Des auteurs chinois – s’inspirant d’études moléculaires – considèrent que certaines carottes oranges chinoises dérivent de carottes rouges chinoises, selon un processus indépendant de celui survenu en Europe.
Les Vilmorin auraient également introduit des carottes européennes au Japon au XIXe siècle via leurs réseaux jésuites, puis des types occidentaux seraient parvenus des États-Unis en Extrême-Orient; il s’en est suivi des hybridations entre types asiatiques et occidentaux, qui ont permis la création de nouveaux types, telles les vigoureuses carottes coniques Kuroda.
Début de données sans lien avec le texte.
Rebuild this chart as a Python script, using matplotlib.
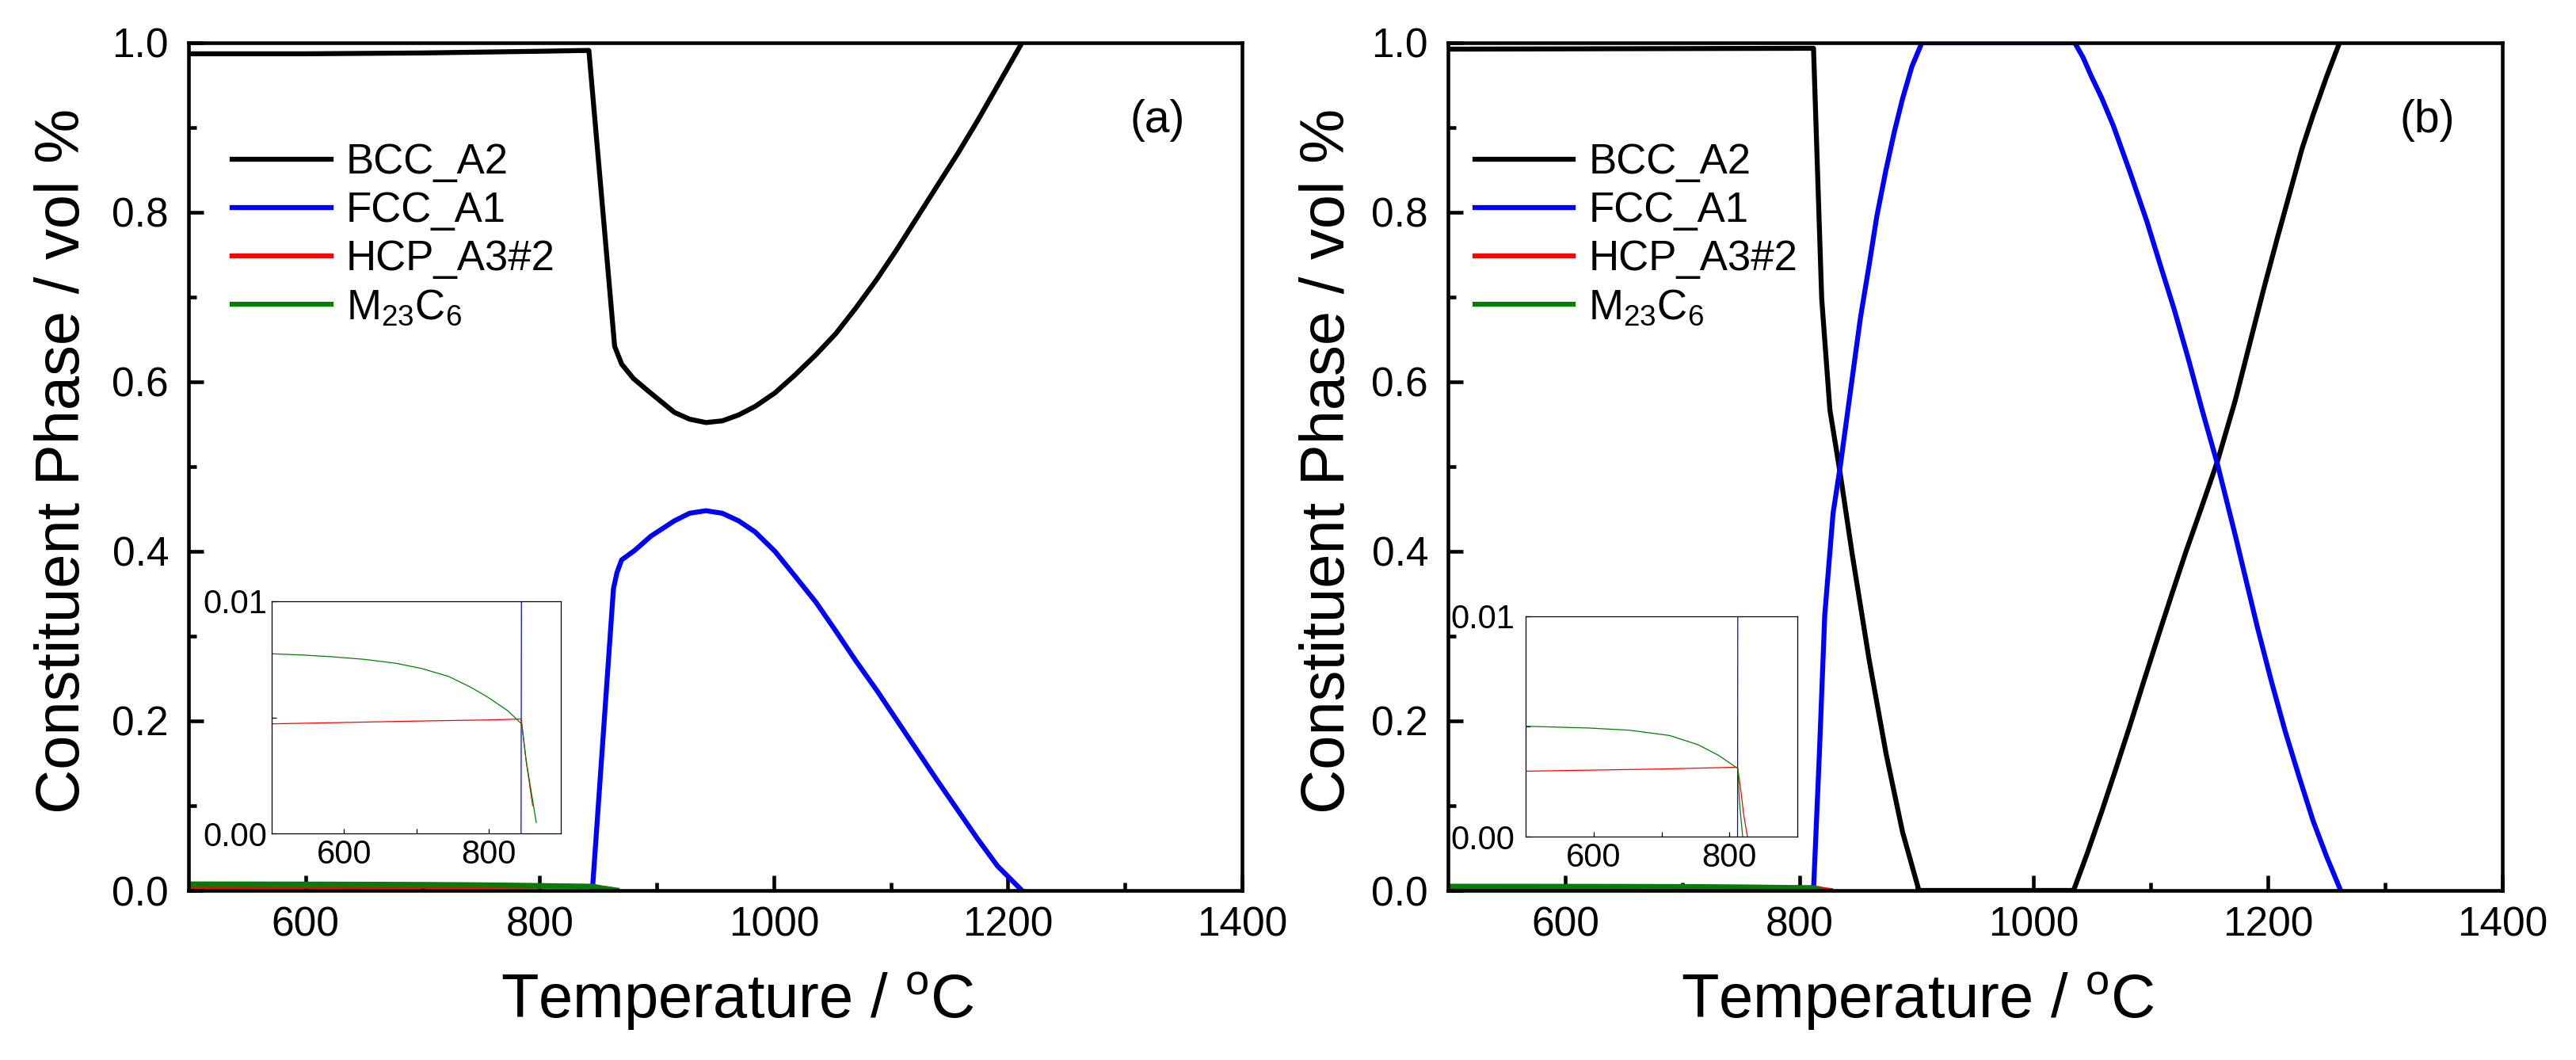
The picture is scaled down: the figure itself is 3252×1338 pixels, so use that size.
import matplotlib
matplotlib.use("Agg")
import matplotlib.pyplot as plt
from matplotlib.ticker import FixedLocator, FormatStrFormatter

plt.rcParams['font.family'] = ['Liberation Sans', 'DejaVu Sans']
plt.rcParams['mathtext.fontset'] = 'custom'
plt.rcParams['mathtext.rm'] = 'Liberation Sans'
plt.rcParams['mathtext.it'] = 'Liberation Sans:italic'
plt.rcParams['mathtext.bf'] = 'Liberation Sans:bold'

# ---------------- data: panel (a) ----------------
T_bcc_a = [500, 600, 700, 800, 842, 864, 870, 880, 892, 915, 928, 942, 956, 970, 984, 1001, 1018,
           1036, 1053, 1070, 1088, 1105, 1122, 1139, 1157, 1174, 1191, 1212]
bcc_a   = [0.987, 0.987, 0.988, 0.990, 0.991, 0.642, 0.621, 0.604, 0.590, 0.564, 0.556, 0.552, 0.554,
           0.561, 0.571, 0.587, 0.608, 0.632, 0.657, 0.687, 0.721, 0.756, 0.793, 0.830, 0.869, 0.908,
           0.949, 1.0]

T_fcc_a = [845, 863, 866, 870, 881, 895, 915, 928, 942, 956, 970, 984, 1001, 1018, 1036, 1053, 1070,
           1088, 1105, 1122, 1139, 1157, 1174, 1191, 1212]
fcc_a   = [0.0, 0.356, 0.375, 0.390, 0.401, 0.418, 0.436, 0.445, 0.448, 0.445, 0.436, 0.423, 0.400,
           0.371, 0.340, 0.306, 0.271, 0.236, 0.201, 0.166, 0.131, 0.095, 0.061, 0.029, 0.0]

T_hcp_a = [500, 600, 700, 800, 845, 846, 852, 861]
hcp_a   = [0.00472, 0.00478, 0.00484, 0.00489, 0.00493, 0.00471, 0.00314, 0.00120]

T_m23_a = [500, 540, 584, 628, 672, 708, 745, 774, 798, 826, 846, 852, 866]
m23_a   = [0.00774, 0.00769, 0.00761, 0.00750, 0.00733, 0.00710, 0.00676, 0.00632, 0.00589, 0.00530,
           0.00471, 0.00314, 0.00047]

# ---------------- data: panel (b) ----------------
T_bcc_b = [500, 650, 812, 819, 826, 835, 845, 859.5, 874, 888, 902, 1034, 1046, 1058.5, 1070, 1082,
           1094, 1106, 1118, 1130, 1143, 1157, 1172, 1184, 1196, 1208, 1220, 1229, 1238.5, 1250, 1261]
bcc_b   = [0.9925, 0.993, 0.9935, 0.698, 0.567, 0.490, 0.397, 0.272, 0.161, 0.069, 0.0, 0.0, 0.045,
           0.095, 0.143, 0.194, 0.247, 0.299, 0.350, 0.400, 0.451, 0.507, 0.578, 0.643, 0.708, 0.770,
           0.830, 0.875, 0.915, 0.960, 1.0]

T_fcc_b = [812, 817, 821.6, 828.7, 835, 845.3, 852, 859.5, 866, 873.7, 881, 888, 896, 904.5,
           1035, 1042, 1049, 1058, 1068, 1082, 1096.4, 1108, 1120, 1132, 1143.7, 1157, 1172.2, 1191,
           1203, 1214.8, 1227, 1238.5, 1250, 1262]
fcc_b   = [0.0, 0.161, 0.325, 0.445, 0.502, 0.607, 0.675, 0.738, 0.795, 0.849, 0.895, 0.934, 0.972, 1.0,
           1.0, 0.983, 0.961, 0.935, 0.902, 0.848, 0.790, 0.738, 0.685, 0.627, 0.567, 0.502, 0.418, 0.310,
           0.246, 0.187, 0.132, 0.082, 0.040, 0.0]

T_hcp_b = [500, 600, 700, 812, 816, 821, 826.5]
hcp_b   = [0.00297, 0.00302, 0.00307, 0.00315, 0.00230, 0.00100, 0.0]

T_m23_b = [500, 593, 653, 712, 754, 784, 812.4, 815, 819.5]
m23_b   = [0.00501, 0.00493, 0.00483, 0.00459, 0.00417, 0.00369, 0.00309, 0.00150, 0.0]

labels = ['BCC_A2', 'FCC_A1', 'HCP_A3#2', r'M$_{23}$C$_6$']
colors = ['#000000', '#0000FF', '#FF0000', '#008000']

x_major = [600, 800, 1000, 1200, 1400]
x_minor = [700, 900, 1100, 1300]
y_major = [0.0, 0.2, 0.4, 0.6, 0.8, 1.0]
y_minor = [0.1, 0.3, 0.5, 0.7, 0.9]
ins_x_major = [600, 800]
ins_x_minor = [700]
ins_y_major = [0.0, 0.01]
ins_y_minor = [0.005]

W, H = 3252, 1338
fig = plt.figure(figsize=(W / 100, H / 100), dpi=100)


def rect(l, t, r, b):
    return [l / W, 1 - b / H, (r - l) / W, (b - t) / H]


def style_main(ax):
    ax.set_xlim(500, 1400)
    ax.set_ylim(0, 1.0)
    ax.xaxis.set_major_locator(FixedLocator(x_major))
    ax.xaxis.set_minor_locator(FixedLocator(x_minor))
    ax.yaxis.set_major_locator(FixedLocator(y_major))
    ax.yaxis.set_minor_locator(FixedLocator(y_minor))
    ax.yaxis.set_major_formatter(FormatStrFormatter('%.1f'))
    ax.xaxis.set_major_formatter(FormatStrFormatter('%d'))
    for s in ax.spines.values():
        s.set_linewidth(3.3)
    ax.tick_params(which='both', direction='in', top=False, right=False, width=3.3)
    ax.tick_params(which='major', length=14, labelsize=37)
    ax.tick_params(which='minor', length=7)
    ax.tick_params(axis='x', which='major', pad=14)
    ax.tick_params(axis='y', which='major', pad=18)


def style_inset(ax, ypad):
    ax.set_xlim(500, 900)
    ax.set_ylim(0, 0.01)
    ax.xaxis.set_major_locator(FixedLocator(ins_x_major))
    ax.xaxis.set_minor_locator(FixedLocator(ins_x_minor))
    ax.yaxis.set_major_locator(FixedLocator(ins_y_major))
    ax.yaxis.set_minor_locator(FixedLocator(ins_y_minor))
    ax.yaxis.set_major_formatter(FormatStrFormatter('%.2f'))
    ax.xaxis.set_major_formatter(FormatStrFormatter('%d'))
    for s in ax.spines.values():
        s.set_linewidth(0.9)
    ax.tick_params(which='both', direction='in', top=False, right=False, width=0.9, length=4)
    ax.tick_params(which='major', labelsize=30)
    ax.tick_params(axis='x', which='major', pad=5)
    ax.tick_params(axis='y', which='major', pad=ypad)


panels = [
    dict(rect=rect(238, 54, 1568, 1124), ins=rect(343, 759, 708, 1052), ypad=4.5,
         data=[(T_bcc_a, bcc_a), (T_fcc_a, fcc_a), (T_hcp_a, hcp_a), (T_m23_a, m23_a)],
         leg=(0.0414, 0.882), tag='(a)', tagpos=(0.9195, 0.908),
         xlab=(931, 1285), ylab=(100, 582)),
    dict(rect=rect(1828, 54, 3159, 1124), ins=rect(1926, 778, 2269, 1056), ypad=10,
         data=[(T_bcc_b, bcc_b), (T_fcc_b, fcc_b), (T_hcp_b, hcp_b), (T_m23_b, m23_b)],
         leg=(0.0255, 0.882), tag='(b)', tagpos=(0.929, 0.908),
         xlab=(2421, 1285), ylab=(1697, 582)),
]

for p in panels:
    ax = fig.add_axes(p['rect'])
    handles = []
    for (t, v), c, lab in zip(p['data'], colors, labels):
        h, = ax.plot(t, v, color=c, lw=4.5, label=lab, solid_joinstyle='round')
        handles.append(h)
    style_main(ax)
    ax.legend(handles=handles, loc='upper left', bbox_to_anchor=p['leg'], frameon=False,
              borderaxespad=0, borderpad=0, handlelength=2.36, handletextpad=0.36,
              labelspacing=0.21, fontsize=38)
    ax.text(p['tagpos'][0], p['tagpos'][1], p['tag'], transform=ax.transAxes,
            ha='center', va='center', fontsize=41)
    fig.text(p['xlab'][0] / W, 1 - p['xlab'][1] / H, r'Temperature / $\mathregular{^o}$C',
             ha='center', va='baseline', fontsize=56)
    fig.text(p['ylab'][0] / W, 1 - p['ylab'][1] / H, 'Constituent Phase / vol %',
             ha='center', va='baseline', rotation=90, rotation_mode='anchor', fontsize=56)

    ins = fig.add_axes(p['ins'])
    for (t, v), c in list(zip(p['data'], colors))[1:]:
        ins.plot(t, v, color=c, lw=0.9)
    style_inset(ins, p['ypad'])

fig.savefig('out.png', dpi=100)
La sélection d’hybrides de carotte

Le premier hybride F1 de carotte a été créé en 1951 aux États-Unis.
Depuis les années 1970, divers systèmes de stérilité mâle ont été mis au point chez cette espèce, aussi une large part des carottes maraîchères sont produites depuis des hybrides trois voies ou simples5, productives, résistantes à divers stress biotiques et présentant de bonnes qualités commerciales (couleur, formes, cycle végétatif court, durée de conservation, etc.). Pour mémoire, dès 2007, 86 % des carottes inscrites au Catalogue officiel français étaient des hybrides.

Culture et principaux pays producteurs

La production mondiale de carotte a atteint 41 millions de tonnes en 2020 (Figure 2).

Les cultures concernent la carotte primeur, la carotte de saison et la carotte de conservation (Figure 3) dont les dates d’implantation et de récolte varient selon les pays.
La maîtrise du semis, la densité et la régularité sont les facteurs essentiels des productions de carotte-légume. Semis et récolte sont mécanisables. Après arrachage, les carottes fraîches sont lavées, puis brossées, triées, calibrées et refroidies à coeur par hydro-cooling (trempage dans de l’eau à 0 °C). Celles qui ne sont pas commercialisables, pour des raisons d’aspect ou autres, sont transformées (purées, soupes, ingrédients divers).
Selon Agreste, en 2020, la France a produit 527 868 tonnes de carottes en frais et pour l’industrie, sur 12 626 hectares.
Les principales régions de production sont l’Aquitaine, la Basse-Normandie et la Bretagne.

Quel avenir ?

La carotte est un légume populaire et nutritif qui continuera d’être significativement cultivé dans le monde entier. Avec l’accent mis sur les régimes alimentaires sains et durables, il est probable que la consommation de carottes continuera d’augmenter.

Du fait des développements technologiques en cours (séquençage, édition génique, croisements entre carottes sauvages et cultivées, etc.), l’amélioration génétique de la carotte devrait conduire à de nouvelles variétés de carottes alimentaires plus nutritives et résistantes aux stress biotiques et abiotiques, mais aussi à la mise au point de carottes-biomasses, sources d’huiles essentielles ou d’ingrédients (pharmacie, cosmétiques, teintures naturelles, etc.).